2. Other matters which according to law or the Articles of Association is within the General Meeting’s competence.
The Company’s general meetings shall be held in the municipality of Ålesund.
§8 Electronic communication
The Company may use electronic means to communicate messages, notices, information, documents and similar notifications to a shareholder in accordance with the Norwegian Public Limited Liability Companies Act.
§9 Documents posted on the company’s website
Documents related to matters on the agenda at a General Meeting which are posted on the Company’s website, will not be sent to the shareholders.
§ 10 Nomination Committee
The Company shall have a nomination committee consisting of 3 members to be elected by the General Meeting.

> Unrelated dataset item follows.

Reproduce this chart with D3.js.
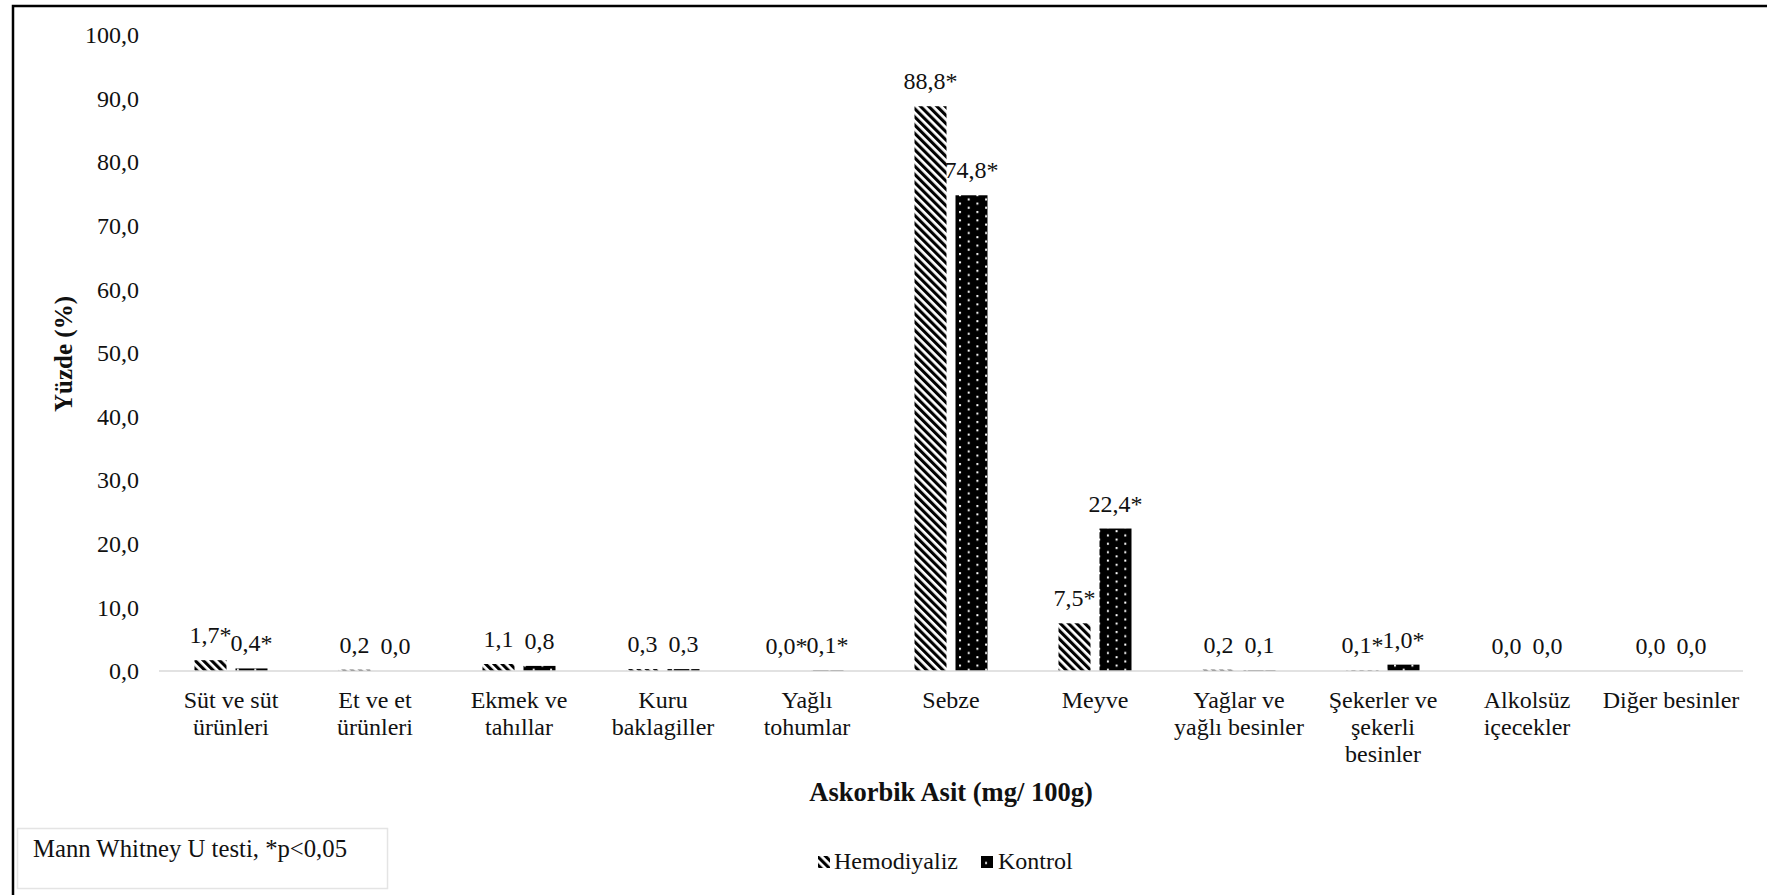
<!DOCTYPE html>
<html>
<head>
<meta charset="utf-8">
<script src="https://cdn.jsdelivr.net/npm/d3@7"></script>
<style>
  html, body { margin: 0; padding: 0; background: #fff; }
  svg { display: block; }
  text { font-family: "Liberation Serif", "Times New Roman", serif; fill: #111; }
</style>
</head>
<body>
<svg id="chart" width="1767" height="895"></svg>
<script>
// Food groups (x-axis categories), with their wrapped label lines
const categories = [
  "Süt ve süt ürünleri", "Et ve et ürünleri", "Ekmek ve tahıllar", "Kuru baklagiller",
  "Yağlı tohumlar", "Sebze", "Meyve", "Yağlar ve yağlı besinler",
  "Şekerler ve şekerli besinler", "Alkolsüz içecekler", "Diğer besinler"
];
const categoryLines = [
  ["Süt ve süt", "ürünleri"], ["Et ve et", "ürünleri"], ["Ekmek ve", "tahıllar"],
  ["Kuru", "baklagiller"], ["Yağlı", "tohumlar"], ["Sebze"], ["Meyve"],
  ["Yağlar ve", "yağlı besinler"], ["Şekerler ve", "şekerli", "besinler"],
  ["Alkolsüz", "içecekler"], ["Diğer besinler"]
];

// Share of ascorbic acid intake (%) per group
const seriesNames = ["Hemodiyaliz", "Kontrol"];
const hemodiyaliz = [1.7, 0.2, 1.1, 0.3, 0.0, 88.8, 7.5, 0.2, 0.1, 0.0, 0.0];
const kontrol     = [0.4, 0.0, 0.8, 0.3, 0.1, 74.8, 22.4, 0.1, 1.0, 0.0, 0.0];
// Mann Whitney U, p<0.05 markers
const hemodiyalizSig = [true, false, false, false, true, true, true, false, true, false, false];
const kontrolSig     = [true, false, false, false, true, true, true, false, true, false, false];

const yTicks = [0, 10, 20, 30, 40, 50, 60, 70, 80, 90, 100];
const xTitle = "Askorbik Asit (mg/ 100g)";
const yTitle = "Yüzde (%)";
const footnote = "Mann Whitney U testi, *p<0,05";

const fmt = v => d3.format(".1f")(v).replace(".", ",");

const svg = d3.select("#chart");
const defs = svg.append("defs");

// Diagonal hatch for Hemodiyaliz
const hatch = defs.append("pattern")
  .attr("id", "hatch").attr("patternUnits", "userSpaceOnUse")
  .attr("width", 5.8).attr("height", 8)
  .attr("patternTransform", "rotate(-45)");
hatch.append("rect").attr("width", 5.8).attr("height", 8).attr("fill", "#fff");
hatch.append("rect").attr("width", 3.1).attr("height", 8).attr("fill", "#000");

// Black fill with staggered white dots for Kontrol
const dots = defs.append("pattern")
  .attr("id", "dots").attr("patternUnits", "userSpaceOnUse")
  .attr("x", 2).attr("y", 0)
  .attr("width", 17.4).attr("height", 8.4);
dots.append("rect").attr("width", 17.4).attr("height", 8.4).attr("fill", "#000");
dots.append("rect").attr("x", 0).attr("y", 1).attr("width", 2).attr("height", 2).attr("fill", "#fff");
dots.append("rect").attr("x", 8.7).attr("y", 5.2).attr("width", 2).attr("height", 2).attr("fill", "#fff");

const fills = ["url(#hatch)", "url(#dots)"];

// Outer frame
svg.append("rect")
  .attr("x", 13).attr("y", 6).attr("width", 1800).attr("height", 1000)
  .attr("fill", "none").attr("stroke", "#000").attr("stroke-width", 2.5);

const plot = { left: 159, right: 1743, top: 35, bottom: 671 };

const x = d3.scaleBand().domain(categories).range([plot.left, plot.right]).padding(0);
const y = d3.scaleLinear().domain([0, 100]).range([plot.bottom, plot.top]);

const barW = 32, barGap = 9;
const offsets = [-barGap / 2 - barW, barGap / 2];

// Y tick labels (no axis line)
const yAxis = d3.axisLeft(y).tickValues(yTicks).tickFormat(fmt).tickSize(0).tickPadding(0);
const gy = svg.append("g").attr("transform", `translate(139,0)`).call(yAxis);
gy.select(".domain").remove();
gy.selectAll("text")
  .attr("font-size", 24).attr("fill", "#111")
  .style("font-family", '"Liberation Serif", serif');

// Bars
const series = [
  { name: seriesNames[0], values: hemodiyaliz, sig: hemodiyalizSig },
  { name: seriesNames[1], values: kontrol, sig: kontrolSig }
];

series.forEach((s, si) => {
  const g = svg.append("g");
  g.selectAll("rect")
    .data(categories)
    .join("rect")
    .attr("x", (c) => x(c) + x.bandwidth() / 2 + offsets[si])
    .attr("y", (c, i) => y(s.values[i]))
    .attr("width", barW)
    .attr("height", (c, i) => y(0) - y(s.values[i]))
    .attr("fill", fills[si]);

  g.selectAll("text")
    .data(categories)
    .join("text")
    .attr("x", (c) => x(c) + x.bandwidth() / 2 + offsets[si] + barW / 2)
    .attr("y", (c, i) => y(s.values[i]) - 17)
    .attr("text-anchor", "middle")
    .attr("font-size", 24)
    .text((c, i) => fmt(s.values[i]) + (s.sig[i] ? "*" : ""));
});

// X axis line
svg.append("line")
  .attr("x1", plot.left).attr("x2", plot.right)
  .attr("y1", y(0)).attr("y2", y(0))
  .attr("stroke", "#d9d9d9").attr("stroke-width", 1.5);

// Category labels
const catG = svg.append("g");
categories.forEach((c, i) => {
  const t = catG.append("text")
    .attr("x", x(c) + x.bandwidth() / 2)
    .attr("y", 708)
    .attr("text-anchor", "middle")
    .attr("font-size", 24);
  categoryLines[i].forEach((line, li) => {
    t.append("tspan")
      .attr("x", x(c) + x.bandwidth() / 2)
      .attr("dy", li === 0 ? 0 : 27)
      .text(line);
  });
});

// Axis titles
svg.append("text")
  .attr("x", 951).attr("y", 801)
  .attr("text-anchor", "middle")
  .attr("font-size", 26.5).attr("font-weight", "bold")
  .text(xTitle);

svg.append("text")
  .attr("transform", "translate(72,354) rotate(-90)")
  .attr("text-anchor", "middle")
  .attr("font-size", 25).attr("font-weight", "bold")
  .text(yTitle);

// Legend
const legend = svg.append("g");
const legendItems = [
  { name: seriesNames[0], fill: fills[0], sx: 818, tx: 834 },
  { name: seriesNames[1], fill: fills[1], sx: 981, tx: 998 }
];
legendItems.forEach(it => {
  legend.append("rect")
    .attr("x", it.sx).attr("y", 856).attr("width", 12).attr("height", 12)
    .attr("fill", it.fill);
  legend.append("text")
    .attr("x", it.tx).attr("y", 869)
    .attr("font-size", 24)
    .text(it.name);
});

// Significance note box
const note = svg.append("g");
note.append("rect")
  .attr("x", 17.5).attr("y", 828.5).attr("width", 370).attr("height", 60)
  .attr("fill", "#fff").attr("stroke", "#e4e4e4").attr("stroke-width", 1.5);
note.append("text")
  .attr("x", 33).attr("y", 857)
  .attr("font-size", 25)
  .attr("fill", "#222")
  .attr("textLength", 314).attr("lengthAdjust", "spacingAndGlyphs")
  .text(footnote);
</script>
</body>
</html>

The majority of the members of the nomination committee shall be independent of the board of directors and the management.
The nomination committee shall propose candidates for the board of directors and the nomination committee. The recommendations of the nomination committee shall be reasoned.
The members of the nomination committee shall be elected for terms of two years.
§ 11 Remuneration committee
The Company shall have a remuneration consisting of 3 members to be elected by the board of directors. The majority of the members of the remuneration committee shall be independent of the management.
The remuneration shall discuss guidelines for, and matters regarding, remuneration to senior executive officers and propose remuneration to members of the board of directors and the nomination committee. The recommendations of the remuneration committee shall be reasoned.
The members of the remuneration committee shall be elected for terms of two years.